I want to use an numpy file (.npy) from Google Drive into Google Colab without importing it into the RAM.
I am working on Image Classification and have my image data into four numpy files in Google Drive. The collective size of the files is greater than 14 GB. Whereas Google Colab only offers 12 GB RAM for usage.

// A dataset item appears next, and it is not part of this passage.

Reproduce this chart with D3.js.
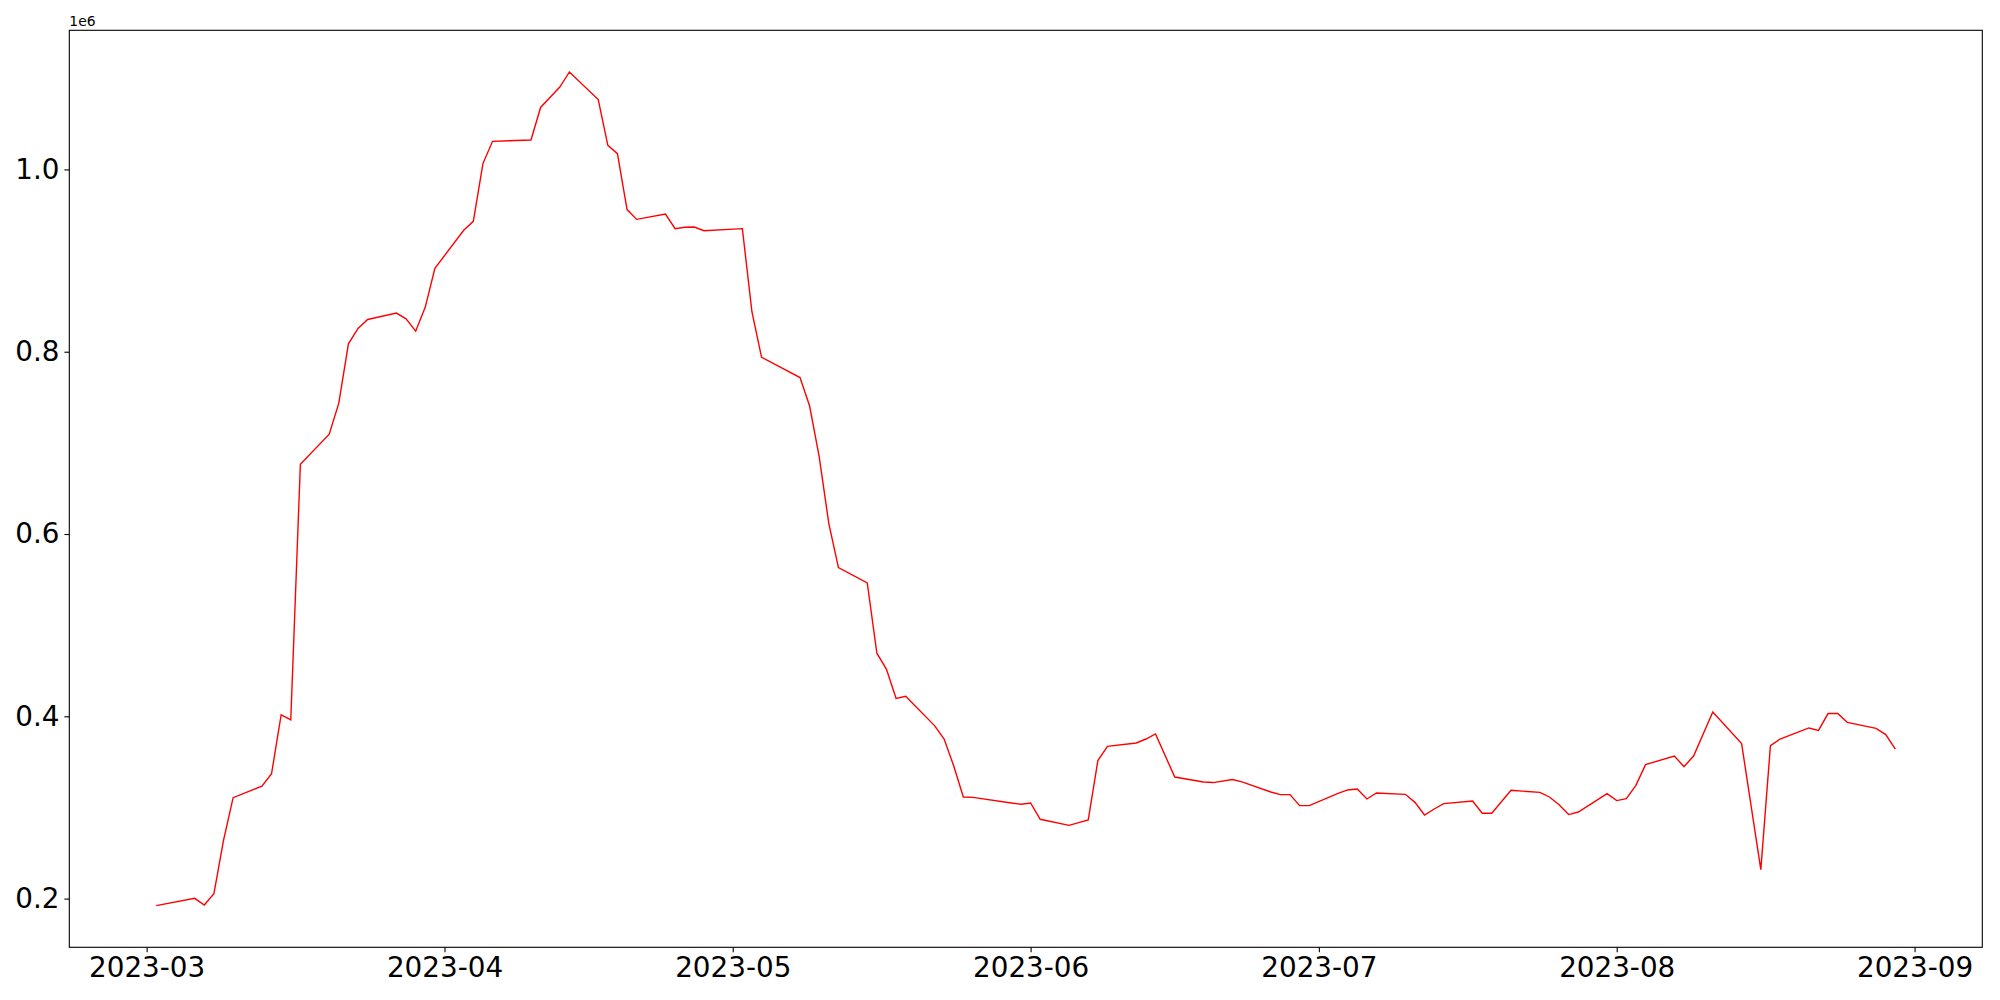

Is there a way through which I can use it by loading only single batch at a time into the ram to train the model and removing it from the ram (maybe similar to flow_from_directory)?
The problem using flow_from_directory is that it is very slow even for one block of VGG16 even if I have images in Colab directory.
I am using Cats vs Dogs Classifier dataset from Kaggle.
! kaggle competitions download -c 'dogs-vs-cats'
I converted the image data into numpy array, and saved it in 4 files:
X_train - float32 - 10.62GB - (18941, 224, 224, 3)
X_test - float32 - 3.4GB - (6059, 224, 224, 3)
Y_train - float64 - 148KB - (18941)
Y_test - float64 - 47KB - (6059)
When I run the following code, the session crashes showing 'Your session crashed after using all available RAM.' error.
import numpy as np
X_train = np.load('Cat_Dog_Classifier/X_train.npy')
Y_train = np.load('Cat_Dog_Classifier/Y_train.npy')
X_test = np.load('Cat_Dog_Classifier/X_test.npy')
Y_test = np.load('Cat_Dog_Classifier/Y_test.npy')
Is there any way to use these 4 files without loading it into the RAM?